The Shopping Cart 

An example of how one spectacular invention can prompt another is the supermarket shopping cart. By the mid-1930s, private automobiles and home refrigerators had become commonplace, giving consumers the means and the ability to buy more groceries at well-stocked self-service supermarkets proliferating across the country. Problem was that customers usually restricted their shopping to what they could comfortably place in their hand-held baskets; when it grew too heavy, they tended to stop.

One day in 1936 Sylvan Goldman, owner of the Standard/Piggly Wiggly supermarket chain in Oklahoma, contemplated the dilemma while idly staring across his office at two folding chairs. Then it hit him. By putting a basket on the seat and wheels on the legs, he could form a rolling cart-better yet, why not make it two baskets. Working with mechanic Fred Young, Goldman fashioned a metal frame with caster wheels supporting two wire baskets.

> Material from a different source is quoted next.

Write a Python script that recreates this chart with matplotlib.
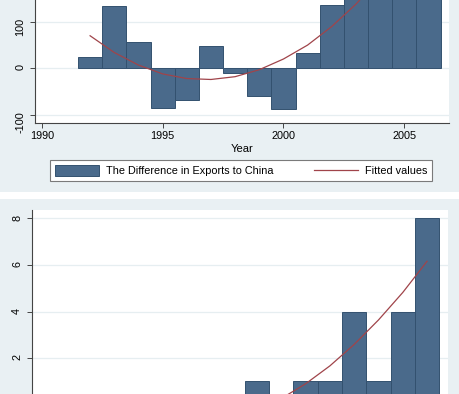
import matplotlib
matplotlib.use("Agg")
import matplotlib.pyplot as plt
from matplotlib.patches import Rectangle

plt.rcParams['font.family'] = ['Liberation Sans', 'DejaVu Sans']
plt.rcParams['axes.unicode_minus'] = False  # Stata prints a plain hyphen

# --- data ---
years = [1992, 1993, 1994, 1995, 1996, 1997, 1998, 1999,
         2000, 2001, 2002, 2003, 2004, 2005, 2006]
# top panel: difference in exports to China (2003-2006 run past the crop, estimated)
diff_exports = [24, 133, 57, -86, -68, 49, -11, -60, -88, 34, 136, 220, 260, 300, 330]
diff_fitted = [70, 34, 7, -12, -22, -24, -18, -3, 20, 50, 90, 138, 195, 260, 333]
# bottom panel: counts per year and their fitted curve
counts = [0, 0, 0, 0, 0, 0, 0, 1, 0, 1, 1, 4, 1, 4, 8]
counts_fitted = [0.18, -0.29, -0.63, -0.83, -0.89, -0.81, -0.59, -0.23,
                 0.27, 0.90, 1.67, 2.59, 3.64, 4.82, 6.16]

top_yticks = [-100, 0, 100]
bottom_yticks = [2, 4, 6, 8]  # the 0 tick sits below the crop
xticks = [1990, 1995, 2000, 2005]

# colours (Stata s2color look)
bg = '#e9f0f3'
bar_face = '#4a6a8b'
bar_edge = '#33516f'
fit_col = '#a0444a'
grid_col = '#e6eef1'
axis_col = '#444444'

W, H = 460, 394
fig = plt.figure(figsize=(W / 100, H / 100), dpi=100)
fig.patch.set_facecolor('white')

# graph region backgrounds
fig.patches.append(Rectangle((0, 1 - 192.3 / H), 1, 192.3 / H, transform=fig.transFigure,
                             facecolor=bg, edgecolor='none', zorder=-10))
fig.patches.append(Rectangle((0, 0), 1, (H - 199) / H, transform=fig.transFigure,
                             facecolor=bg, edgecolor='none', zorder=-10))


def style_axes(ax):
    ax.set_facecolor('white')
    for s in ['top', 'right']:
        ax.spines[s].set_visible(False)
    for s in ['left', 'bottom']:
        ax.spines[s].set_color(axis_col)
        ax.spines[s].set_linewidth(0.8)
    ax.yaxis.grid(True, color=grid_col, linewidth=0.9)
    ax.set_axisbelow(True)
    ax.tick_params(direction='out', length=3.4, width=0.7, color=axis_col,
                   labelsize=7.8, labelcolor='black')
    ax.tick_params(axis='y', labelrotation=90, pad=3.5)
    ax.tick_params(axis='x', pad=2.2)
    ax.set_xlim(1989.72, 2006.85)
    ax.set_xticks(xticks)


# top panel
ax1 = fig.add_axes([35 / W, 1 - 123 / H, (449 - 35) / W, 123 / H])
style_axes(ax1)
bars1 = ax1.bar(years, diff_exports, width=1.0, color=bar_face, edgecolor=bar_edge, linewidth=0.7)
line1, = ax1.plot(years, diff_fitted, color=fit_col, linewidth=0.9)
ax1.set_ylim(-117.6, 146.9)
ax1.set_yticks(top_yticks)
ax1.set_xlabel('Year', fontsize=8, labelpad=2.5)

leg = fig.legend([bars1, line1], ['The Difference in Exports to China', 'Fitted values'],
                 loc='center', bbox_to_anchor=(241 / W, 1 - 170.8 / H), ncol=2,
                 fontsize=7.8, frameon=True, fancybox=False, framealpha=1,
                 edgecolor='#7a7a7a', handlelength=4.1, handleheight=1.15,
                 handletextpad=0.65, columnspacing=3.7, borderpad=0.45)
leg.get_frame().set_linewidth(0.8)

# bottom panel (cut off at the bottom of the picture, so no x labels show)
ax2 = fig.add_axes([31.7 / W, (H - 416.4) / H, (447.7 - 31.7) / W, 206.4 / H])
style_axes(ax2)
ax2.tick_params(axis='x', labelbottom=False)
ax2.bar(years, counts, width=1.0, color=bar_face, edgecolor=bar_edge, linewidth=0.7)
ax2.plot(years, counts_fitted, color=fit_col, linewidth=0.9)
ax2.set_ylim(-0.5, 8.36)
ax2.set_yticks(bottom_yticks)

fig.savefig('out.png', dpi=100)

It was ingenious, but women initially shunned it because it reminded them of baby carriages, and men refused to use it lest they appear effeminate. Undeterred, Goldman secretly hired a few men and women to "demonstrate" how convenient it was to shop using the carts. His marketing ploy worked. Merchants across the nation saw it as a way to increase sales. Goldman formed the Folding Basket Carrier Company, later issuing improved models with nesting capabilities and built-in child seats. Soon, checkout counters and aisle layouts of supermarkets everywhere were being redesigned to accommodate shopping carts. In 1940, the Saturday Evening Post touted Goldman's invention as "the cart that changed the world." Indeed, it did.